We can interpret `<class '_io.TextIOWrapper'>` to read actual contents using the followng:

`.read()` reads some entire document

`.read(some_integer)` gives you a certain number of characters

`.readline()` gives the first line, shows each line as part of a list

`.readline(some_integer)` returns the next line up to the total number of returned bytes

In [8]:
with open("demo-docs/read_sample2.txt", "r") as my_text:
    print(type(my_text))

<class '_io.TextIOWrapper'>


In [9]:
## read and print entire file
with open(my_text_files[0], "r") as my_text:
    print(my_text.read())

New Zealand to Reduce Covid Self-Isolation Period to Seven Days
ByTracy Withers

New Zealand will reduce the isolation period for Covid-19 cases and their household contacts to seven days in order to get more people back to work.

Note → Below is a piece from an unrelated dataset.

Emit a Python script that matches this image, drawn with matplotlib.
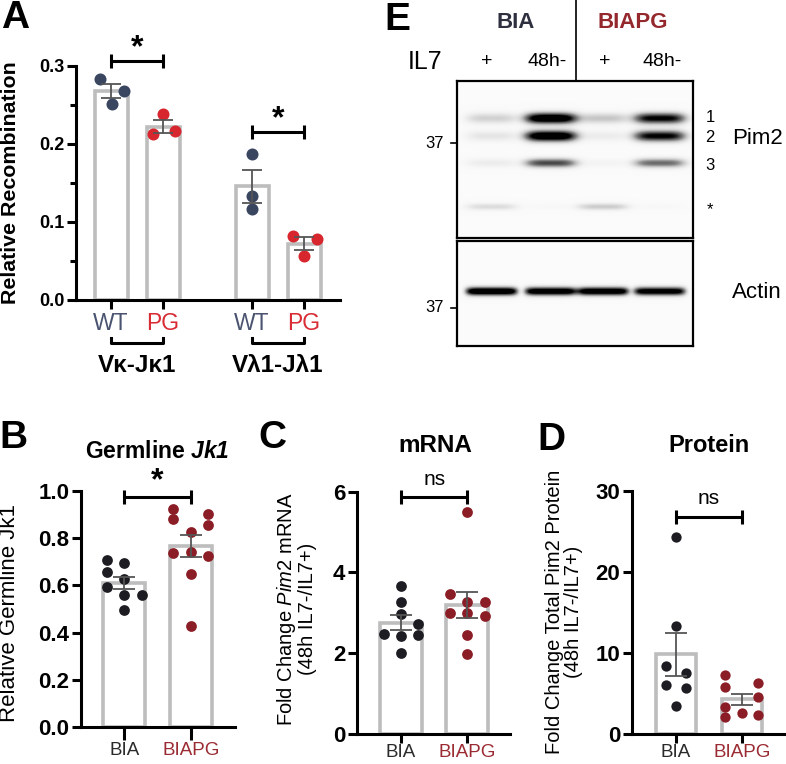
import numpy as np
import matplotlib
matplotlib.use('Agg')
import matplotlib.pyplot as plt

plt.rcParams['font.family'] = ['Liberation Sans', 'DejaVu Sans']
plt.rcParams['mathtext.fontset'] = 'custom'
plt.rcParams['mathtext.rm'] = 'Liberation Sans'
plt.rcParams['mathtext.it'] = 'Liberation Sans:italic'
plt.rcParams['mathtext.bf'] = 'Liberation Sans:bold'
plt.rcParams['mathtext.bfit'] = 'Liberation Sans:italic:bold'

# ---------------- data ----------------
# A: relative recombination (3 mice per group)
a_groups = ['Vκ-Jκ1', 'Vλ1-Jλ1']
a_ticklabels = ['WT', 'PG', 'WT', 'PG']
a_wt_k = [0.283, 0.268, 0.251]
a_pg_k = [0.238, 0.216, 0.212]
a_wt_l = [0.187, 0.133, 0.117]
a_pg_l = [0.082, 0.078, 0.056]

# B-D
bcd_labels = ['BIA', 'BIAPG']
b_bia = [0.706, 0.697, 0.656, 0.626, 0.592, 0.560, 0.561, 0.497]
b_biapg = [0.925, 0.882, 0.903, 0.857, 0.828, 0.737, 0.742, 0.723, 0.648, 0.426]
c_bia = [3.665, 3.277, 2.963, 2.724, 2.485, 2.435, 2.443, 2.014]
c_biapg = [5.49, 3.467, 3.26, 3.26, 2.988, 3.005, 2.93, 2.45, 1.973]
d_bia = [24.36, 13.37, 8.4, 7.57, 6.05, 5.64, 3.46]
d_biapg = [7.28, 5.84, 6.26, 4.53, 3.37, 2.55, 2.14, 2.35]

# E: western blot band intensities (lanes: BIA +, BIA 48h-, BIAPG +, BIAPG 48h-)
lane_labels = ['+', '48h-', '+', '48h-']
pim2_bands = ['1', '2', '3', '*']
pim2_int = [[0.20, 1.00, 0.24, 0.80],
            [0.12, 1.00, 0.09, 0.80],
            [0.09, 0.60, 0.05, 0.50],
            [0.16, 0.02, 0.22, 0.02]]
actin_int = [1.0, 0.95, 0.95, 0.9]

# ---------------- layout / style ----------------
W, H = 786, 764
BAR_EDGE = '#bdbdbd'
ERR = '#555555'
WT_C, PG_C = '#3a4660', '#d7262e'
WT_T, PG_T = '#4a5470', '#d92c34'
BIA_C, BIAPG_C = '#1c1c22', '#8b1d26'
BIA_T, BIAPG_T = '#2a2a2a', '#9b2b33'

fig = plt.figure(figsize=(W / 100, H / 100), dpi=100)


def rect(l, t, r, b):
    return [l / W, 1 - b / H, (r - l) / W, (b - t) / H]


def ftxt(x, y, s, **kw):
    kw.setdefault('ha', 'center')
    kw.setdefault('va', 'center')
    fig.text(x / W, 1 - y / H, s, **kw)


def style(ax, fs, xlen, xpad):
    for s in ['top', 'right']:
        ax.spines[s].set_visible(False)
    for s in ['left', 'bottom']:
        ax.spines[s].set_linewidth(2.2)
    ax.tick_params(axis='y', width=2.2, length=6.5, labelsize=fs, pad=2)
    ax.tick_params(axis='x', width=2.2, length=xlen, labelsize=13.5, pad=xpad)
    for t in ax.get_yticklabels():
        t.set_fontweight('bold')


def dotbar(ax, pos, groups, jit, colors, width, ms, capsize):
    for p, v, j, c in zip(pos, groups, jit, colors):
        v = np.array(v)
        m = v.mean()
        sem = v.std(ddof=1) / np.sqrt(len(v))
        ax.bar(p, m, width, color='white', edgecolor=BAR_EDGE, linewidth=2.6, zorder=1)
        ax.scatter(p + np.array(j), v, s=ms, color=c, zorder=3, linewidths=0)
        ax.errorbar(p, m, yerr=sem, color=ERR, capsize=capsize, elinewidth=1.3,
                    capthick=1.3, zorder=4)


def sig(ax, x0, x1, y, dy, txt, ty, **kw):
    ax.plot([x0, x1], [y, y], color='k', lw=2.2, clip_on=False, solid_capstyle='butt')
    for x in (x0, x1):
        ax.plot([x, x], [y - dy, y + dy], color='k', lw=2.2, clip_on=False,
                solid_capstyle='butt')
    ax.text((x0 + x1) / 2, ty, txt, ha='center', va='center', clip_on=False, **kw)


# ---------------- A ----------------
axA = fig.add_axes(rect(76, 65.7, 340, 300))
a_pos = [0, 1, 2.71, 3.71]
a_jit = [[-0.21, 0.24, 0.02], [0.0, 0.22, -0.19], [0, 0, 0], [-0.22, 0.24, 0.0]]
dotbar(axA, a_pos, [a_wt_k, a_pg_k, a_wt_l, a_pg_l], a_jit,
       [WT_C, PG_C, WT_C, PG_C], 0.635, 75, 7)
axA.set_xlim(-0.673, 4.40)
axA.set_ylim(0, 0.3)
axA.set_yticks([0, 0.1, 0.2, 0.3], ['0.0', '0.1', '0.2', '0.3'])
axA.set_yticks([0.05, 0.15, 0.25], minor=True)
axA.set_xticks(a_pos, a_ticklabels)
style(axA, 13, 6.5, 2)
axA.tick_params(axis='y', which='minor', width=2.2, length=4)
axA.tick_params(axis='x', labelsize=16.5)
for t, c in zip(axA.get_xticklabels(), [WT_T, PG_T, WT_T, PG_T]):
    t.set_color(c)
sig(axA, a_pos[0], a_pos[1], 0.3064, 0.009, '*', 0.322, fontsize=23, fontweight='bold')
sig(axA, a_pos[2], a_pos[3], 0.2155, 0.009, '*', 0.231, fontsize=23, fontweight='bold')
tr = axA.get_xaxis_transform()
for i, g in enumerate(a_groups):
    x0, x1 = a_pos[2 * i], a_pos[2 * i + 1]
    axA.plot([x0, x0, x1, x1], [-0.162, -0.1835, -0.1835, -0.162], color='k', lw=2.2,
             transform=tr, clip_on=False)
    axA.text((x0 + x1) / 2, -0.28, g, transform=tr, ha='center', va='center',
             fontsize=17.5, fontweight='bold')
ftxt(11, 183, 'Relative Recombination', rotation=90, fontsize=15.4, fontweight='bold')
ftxt(15, 0.5, 'A', fontsize=28, fontweight='bold', va='top')

# ---------------- B ----------------
axB = fig.add_axes(rect(81, 491, 235, 727))
dotbar(axB, [0, 1], [b_bia, b_biapg],
       [[-0.26, 0, -0.26, 0, -0.26, 0, 0.26, 0],
        [-0.26, -0.26, 0.26, 0.26, 0, -0.26, 0, 0.26, 0, 0]],
       [BIA_C, BIAPG_C], 0.63, 60, 8)
axB.set_xlim(-0.652, 1.667)
axB.set_ylim(0, 1.0)
axB.set_yticks(np.arange(0, 1.01, 0.2), ['0.0', '0.2', '0.4', '0.6', '0.8', '1.0'])
axB.set_xticks([0, 1], bcd_labels)
style(axB, 16, 9, 2)
sig(axB, 0, 1, 0.973, 0.03, '*', 1.04, fontsize=23, fontweight='bold')
ftxt(10, 613, 'Relative Germline Jk1', rotation=90, fontsize=16)
ftxt(157, 452, r'Germline $\mathbfit{Jk1}$', fontsize=16.5, fontweight='bold')
ftxt(13, 438, 'B', fontsize=28, fontweight='bold')

# ---------------- C ----------------
axC = fig.add_axes(rect(357, 491.7, 510, 734))
dotbar(axC, [0, 1], [c_bia, c_biapg],
       [[0, 0, 0, 0.26, -0.25, 0, 0.26, 0],
        [0, -0.26, 0, 0.26, -0.26, 0, 0.26, 0, 0]],
       [BIA_C, BIAPG_C], 0.63, 60, 8)
axC.set_xlim(-0.664, 1.644)
axC.set_ylim(0, 6)
axC.set_yticks([0, 2, 4, 6])
axC.set_xticks([0, 1], bcd_labels)
style(axC, 16, 6.5, 1)
sig(axC, 0, 1, 5.86, 0.17, 'ns', 6.3, fontsize=15)
ftxt(296, 609, 'Fold Change $\\mathit{Pim2}$ mRNA\n(48h IL7-/IL7+)', rotation=90,
     fontsize=14.5, linespacing=1.05)
ftxt(435, 445, 'mRNA', fontsize=17.5, fontweight='bold')
ftxt(272, 438, 'C', fontsize=28, fontweight='bold')

# ---------------- D ----------------
axD = fig.add_axes(rect(632, 491, 786, 734))
dotbar(axD, [0, 1], [d_bia, d_biapg],
       [[0, 0, -0.15, 0.15, -0.15, 0.15, 0],
        [-0.26, -0.26, 0.25, 0.25, -0.26, 0, -0.26, 0.25]],
       [BIA_C, BIAPG_C], 0.62, 55, 8)
axD.set_xlim(-0.667, 1.667)
axD.set_ylim(0, 30)
axD.set_yticks([0, 10, 20, 30])
axD.set_xticks([0, 1], bcd_labels)
style(axD, 16, 6.5, 1)
sig(axD, 0, 1, 26.75, 0.86, 'ns', 29.1, fontsize=15)
ftxt(564, 612, 'Fold Change Total Pim2 Protein\n(48h IL7-/IL7+)', rotation=90,
     fontsize=14.5, linespacing=1.05)
ftxt(709, 445, 'Protein', fontsize=17, fontweight='bold')
ftxt(551, 440, 'D', fontsize=28, fontweight='bold')

for ax in (axB, axC, axD):
    for t, c in zip(ax.get_xticklabels(), [BIA_T, BIAPG_T]):
        t.set_color(c)

# ---------------- E: blot ----------------
lane_x = [34.7, 93.7, 146.0, 202.7]
bw = 236


def blot(h, rows, inten, sig_y, pw):
    yy, xx = np.mgrid[0:h, 0:bw] + 0.5
    img = np.full((h, bw), 0.035)
    for r, row_i, sy in zip(rows, inten, sig_y):
        for lx, I in zip(lane_x, row_i):
            prof = np.exp(-np.abs((xx - lx) / 26.0) ** pw)
            img += 1.25 * I * prof * np.exp(-((yy - r) / sy) ** 2)
    return np.clip(img, 0, 1)


img1 = blot(157, [37.3, 55.0, 82.0, 125.7], pim2_int, [5.5, 5.5, 4.5, 3.5], 4)
img2 = blot(105, [50.3], [actin_int], [4.2], 8)
for (t, b), img in zip([(81, 238), (240.7, 345.7)], [img1, img2]):
    ax = fig.add_axes(rect(457.3, t, 693.3, b))
    ax.imshow(img, cmap='Greys', vmin=0, vmax=1, extent=(0, bw, img.shape[0], 0),
              aspect='auto', interpolation='bilinear')
    ax.set_xticks([])
    ax.set_yticks([])
    for s in ax.spines.values():
        s.set_linewidth(1.6)

ftxt(516, 22, 'BIA', fontsize=16, fontweight='bold', color='#2e3040')
ftxt(633, 22, 'BIAPG', fontsize=16, fontweight='bold', color='#94282d')
ftxt(425, 62, 'IL7', fontsize=18)
for x, s in zip([487, 547, 605, 662], lane_labels):
    ftxt(x, 62, s, fontsize=14)
fig.add_artist(plt.Line2D([575.7 / W] * 2, [1, 1 - 80 / H], color='k', lw=1.2))
for y in (143, 308):
    ftxt(435, y, '37', fontsize=12)
    fig.add_artist(plt.Line2D([451 / W, 457 / W], [1 - y / H] * 2, color='k', lw=1.2))
for y, s in zip([118, 137, 165, 210], pim2_bands):
    ftxt(710, y, s, fontsize=12)
ftxt(757, 138, 'Pim2', fontsize=16)
ftxt(757, 293, 'Actin', fontsize=16)
ftxt(397, 20, 'E', fontsize=28, fontweight='bold')

fig.savefig('out.png', dpi=100)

The period will reduce from 10 days effective at 11:59 p.m. on Friday March 11 in Wellington, Minister for Covid Response Chris Hipkins said in a statement.



In [10]:
## read and print entire file
with open(my_text_files[0], "r") as my_text:
    print(my_text.read(50)) # gives you the first 50 characters

New Zealand to Reduce Covid Self-Isolation Period 


# Saving myfile object inside a variable

In [11]:
## read and hold the firsr 50 characters in a variable
with open(my_text_files[1], "r") as my_text:
    text50 = my_text.read(50)

In [12]:
text50

'McDonald’s, Coca-Cola Hit Pause on Russia Amid Ris'

In [13]:
## read the first line into a variable
with open(my_text_files[1], "r") as my_text:
    first_line = my_text.readline()

In [14]:
first_line

'McDonald’s, Coca-Cola Hit Pause on Russia Amid Rising Backlash\n'

In [15]:
## read the whole thing into a variable
with open(my_text_files[1], "r") as my_text:
    all_text = my_text.read()

In [16]:
all_text

'McDonald’s, Coca-Cola Hit Pause on Russia Amid Rising Backlash\nBy Leslie Patton and Brendan Case\n\nMcDonald’s Corp., Coca-Cola Co. and Starbucks Corp. are temporarily halting business operations in Russia amid an intensifying backlash since the invasion of Ukraine started nearly two weeks ago. \n\nThe iconic U.S. brands, seen around the world as the face of U.S. capitalism, announced their decisions in a flurry of announcements on Tuesday afternoon, joining hundreds of other global companies that have halted work in Russia since the war began. PepsiCo Inc. said it would suspend soft drink sales in Russia but would continue to sell daily essentials such as milk and baby formula.\n'

# It's more useful to save the text object inside a list

In [17]:
## store text file into a list
with open(my_text_files[1], "r") as my_text:
    all_text_list = my_text.readlines()

In [18]:
all_text_list

['McDonald’s, Coca-Cola Hit Pause on Russia Amid Rising Backlash\n',
 'By Leslie Patton and Brendan Case\n',
 '\n',
 'McDonald’s Corp., Coca-Cola Co. and Starbucks Corp. are temporarily halting business operations in Russia amid an intensifying backlash since the invasion of Ukraine started nearly two weeks ago. \n',
 '\n',
 'The iconic U.S. brands, seen around the world as the face of U.S. capitalism, announced their decisions in a flurry of announcements on Tuesday afternoon, joining hundreds of other global companies that have halted work in Russia since the war began. PepsiCo Inc. said it would suspend soft drink sales in Russia but would continue to sell daily essentials such as milk and baby formula.\n']

# We can then slice the list

In [19]:
headline = all_text_list[0]
headline

'McDonald’s, Coca-Cola Hit Pause on Russia Amid Rising Backlash\n'

In [20]:
byline = all_text_list[1]
byline.rstrip()

'By Leslie Patton and Brendan Case'